Febrie menerangkan, Gedung ‘Rupa Rupi’ adalah tempat usaha pernak-pernik, dan makanan. “Itu gedung yang disita, semacam disewakan untuk jual-jual itu, seperti food court di Bandung. Itu terkait kepemilikan tersangka BTS (Benny Tjokro),” terang Febrie.

Penyidikan Asabri oleh Jampidsus, sudah menetapkan sembilan orang tersangka. Antara lain, tersangka swasta Benny Tjokrosaputro, Heru Hidayat, Jimmy Sutopo, dan Lukman Purnomosidi. Adapun tersangka dari jajaran mantan direksi Asabri, yakni Sonny Widjaja, Adam Rachmat Damiri, Bachtiar Effendi, Hari Setiono, dan Ilham W Siregar. Para tersangka tersebut, sudah dalam penahanan sejak Februari 2021. Kecuali tersangka Benny Tjokro, dan Heru Hidayat, yang dalam masa pemidanaan terkait kasus PT Asuransi Jiwasraya.
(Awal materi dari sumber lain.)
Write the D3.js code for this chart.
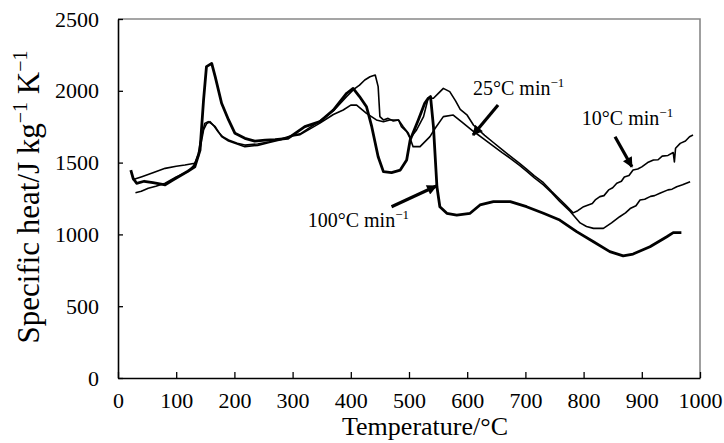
<!DOCTYPE html>
<html>
<head>
<meta charset="utf-8">
<script src="https://cdn.jsdelivr.net/npm/d3@7"></script>
<style>
  body { margin: 0; background: #fff; }
  svg text { font-family: "Liberation Serif", "Times New Roman", serif; fill: #000; }
</style>
</head>
<body>
<div class="chart"></div>
<script>
const FRAME_WIDTH = 724;
const FRAME_HEIGHT = 443;
const MARGINS = {left: 118, right: 24, top: 19, bottom: 65};

// x ticks and y ticks
const X_TICKS = [0, 100, 200, 300, 400, 500, 600, 700, 800, 900, 1000];
const Y_TICKS = [0, 500, 1000, 1500, 2000, 2500];

// [temperature, specific heat]
const RATE_100 = [[22,1448],[26,1390],[32,1356],[45,1370],[60,1360],[81,1345],[95,1380],[109,1414],
  [120,1440],[132,1471],[141,1588],[147,1936],[152,2168],[161,2191],[167,2098],[178,1913],[190,1797],
  [201,1704],[218,1669],[235,1650],[253,1657],[270,1660],[292,1669],[321,1750],[347,1785],[370,1866],
  [393,1983],[404,2017],[415,1960],[427,1889],[436,1750],[447,1541],[456,1437],[470,1430],[485,1448],
  [496,1518],[502,1657],[516,1797],[527,1913],[533,1948],[537,1960],[542,1750],[548,1332],[553,1193],
  [565,1147],[582,1135],[605,1147],[622,1205],[645,1228],[674,1228],[702,1193],[731,1147],[759,1100],
  [788,1019],[817,949],[845,880],[868,850],[885,863],[914,914],[943,984],[954,1012],[968,1012]];

const RATE_25 = [[25,1380],[41,1402],[60,1430],[81,1460],[100,1475],[115,1483],[132,1495],[138,1560],
  [141,1636],[149,1773],[155,1785],[161,1770],[167,1750],[178,1681],[190,1650],[201,1634],[218,1611],
  [240,1620],[260,1640],[280,1660],[300,1685],[313,1695],[330,1735],[347,1775],[370,1835],[387,1866],
  [400,1900],[410,1901],[427,1843],[444,1797],[456,1785],[467,1797],[482,1797],[490,1750],[499,1704],
  [507,1611],[519,1611],[536,1681],[545,1739],[559,1820],[576,1831],[590,1785],[610,1720],[630,1660],
  [645,1615],[660,1570],[674,1530],[690,1480],[702,1440],[715,1395],[731,1345],[745,1290],[759,1230],
  [777,1160],[794,1080],[805,1055],[817,1042],[834,1042],[848,1080],[862,1123],[872,1150],[880,1180],
  [890,1200],[897,1240],[905,1245],[915,1265],[922,1270],[931,1286],[945,1310],[952,1315],[960,1332],
  [970,1345],[983,1367]];

const RATE_10 = [[30,1290],[40,1300],[52,1321],[65,1335],[81,1356],[100,1400],[120,1437],[130,1480],
  [138,1541],[143,1640],[147,1727],[152,1770],[158,1785],[165,1755],[172,1715],[180,1680],[190,1657],
  [205,1635],[218,1622],[240,1630],[260,1645],[280,1665],[300,1690],[313,1700],[330,1745],[347,1790],
  [370,1860],[393,1960],[405,2010],[415,2040],[424,2075],[433,2098],[442,2110],[447,2029],[450,1820],
  [456,1797],[464,1808],[473,1790],[482,1797],[487,1750],[496,1715],[502,1669],[513,1727],[525,1820],
  [533,1950],[542,1948],[550,1980],[559,2017],[570,1994],[580,1930],[588,1870],[600,1830],[611,1760],
  [630,1690],[645,1640],[660,1590],[674,1545],[690,1495],[702,1455],[715,1410],[731,1360],[745,1300],
  [759,1245],[770,1200],[782,1150],[790,1165],[800,1193],[808,1205],[815,1215],[820,1240],[828,1263],
  [835,1270],[843,1310],[850,1325],[857,1356],[865,1370],[870,1400],[878,1410],[885,1448],[893,1455],
  [900,1470],[910,1500],[920,1518],[928,1520],[935,1545],[945,1550],[954,1570],[956,1505],[958,1600],
  [966,1634],[975,1650],[982,1680],[988,1692]];

// labels: rate, text anchor point, arrow tail, arrow tip (data units)
const LABELS = [
  {rate: "100", at: [326, 1052], from: [470, 1193], to: [547, 1337]},
  {rate: "25", at: [610, 1971], from: [653, 1901], to: [610, 1692]},
  {rate: "10", at: [797, 1762], from: [854, 1680], to: [883, 1471]}
];

const WIDTH = FRAME_WIDTH - MARGINS.left - MARGINS.right;
const HEIGHT = FRAME_HEIGHT - MARGINS.top - MARGINS.bottom;

const svg = d3.select(".chart")
  .append("svg")
  .attr("width", FRAME_WIDTH)
  .attr("height", FRAME_HEIGHT);

const X_SCALE = d3.scaleLinear().domain([0, 1000]).range([MARGINS.left, MARGINS.left + WIDTH]);
const Y_SCALE = d3.scaleLinear().domain([0, 2500]).range([MARGINS.top + HEIGHT, MARGINS.top]);

// grey frame on top and right
svg.append("path")
  .attr("d", "M" + X_SCALE(0) + "," + Y_SCALE(2500) + "H" + X_SCALE(1000) + "V" + Y_SCALE(0))
  .attr("fill", "none")
  .attr("stroke", "#888")
  .attr("stroke-width", 1.6);

const xAxis = svg.append("g")
  .attr("transform", "translate(0," + Y_SCALE(0) + ")")
  .call(d3.axisBottom(X_SCALE).tickValues(X_TICKS).tickFormat(d3.format("d"))
    .tickSizeInner(-6).tickSizeOuter(0).tickPadding(14));

const yAxis = svg.append("g")
  .attr("transform", "translate(" + X_SCALE(0) + ",0)")
  .call(d3.axisLeft(Y_SCALE).tickValues(Y_TICKS).tickFormat(d3.format("d"))
    .tickSizeInner(-5).tickSizeOuter(0).tickPadding(19));

[xAxis, yAxis].forEach(ax => {
  ax.select(".domain").attr("stroke", "#000").attr("stroke-width", 1.6);
  ax.selectAll(".tick line").attr("stroke", "#000").attr("stroke-width", 1.3);
  ax.selectAll(".tick text")
    .attr("font-family", "Liberation Serif, serif")
    .attr("font-size", "22px")
    .attr("fill", "#000");
});

const line = d3.line()
  .x(d => X_SCALE(d[0]))
  .y(d => Y_SCALE(d[1]));

svg.append("path").datum(RATE_10).attr("d", line)
  .attr("fill", "none").attr("stroke", "#000").attr("stroke-width", 1.6).attr("stroke-linejoin", "round");
svg.append("path").datum(RATE_25).attr("d", line)
  .attr("fill", "none").attr("stroke", "#000").attr("stroke-width", 1.6).attr("stroke-linejoin", "round");
svg.append("path").datum(RATE_100).attr("d", line)
  .attr("fill", "none").attr("stroke", "#000").attr("stroke-width", 2.8).attr("stroke-linejoin", "round");

// arrow head
svg.append("defs").append("marker")
  .attr("id", "head")
  .attr("viewBox", "0 0 10 10")
  .attr("refX", 9).attr("refY", 5)
  .attr("markerWidth", 4).attr("markerHeight", 3.2)
  .attr("markerUnits", "strokeWidth")
  .attr("orient", "auto")
  .append("path")
  .attr("d", "M0,0L10,5L0,10z")
  .attr("fill", "#000");

LABELS.forEach(l => {
  svg.append("line")
    .attr("x1", X_SCALE(l.from[0])).attr("y1", Y_SCALE(l.from[1]))
    .attr("x2", X_SCALE(l.to[0])).attr("y2", Y_SCALE(l.to[1]))
    .attr("stroke", "#000").attr("stroke-width", 3.2)
    .attr("marker-end", "url(#head)");

  let t = svg.append("text")
    .attr("x", X_SCALE(l.at[0]))
    .attr("y", Y_SCALE(l.at[1]))
    .attr("font-size", "20px");
  t.append("tspan").text(l.rate + "°C min");
  t.append("tspan").attr("dy", -8).attr("font-size", "13px").text("−1");
});

// axis titles
svg.append("text")
  .attr("x", 425)
  .attr("y", 435)
  .attr("text-anchor", "middle")
  .attr("font-size", "26px")
  .text("Temperature/°C");

const yTitle = svg.append("text")
  .attr("transform", "translate(39,197) rotate(-90)")
  .attr("text-anchor", "middle")
  .attr("font-size", "31px");
yTitle.append("tspan").text("Specific heat/J kg");
yTitle.append("tspan").attr("dy", -12).attr("font-size", "20px").text("−1");
yTitle.append("tspan").attr("dy", 12).text(" K");
yTitle.append("tspan").attr("dy", -12).attr("font-size", "20px").text("−1");
</script>
</body>
</html>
Terkait para tersangka itu, tim penyidikan sudah menyorongkan berkas perkara ke tim penuntutan, Jumat (30/4) untuk diteliti sebelum disorongkan ke pendakwaan di persidangan. Febrie melanjutkan, sementara ini, seluruh penilaian aset sitaan sudah mencapai lebih dari Rp 11 triliun. Akan tetapi, nilai tersebut belum cukup menutupi angka kerugian negara yang besarnya mencapai Rp 23,7 triliun. 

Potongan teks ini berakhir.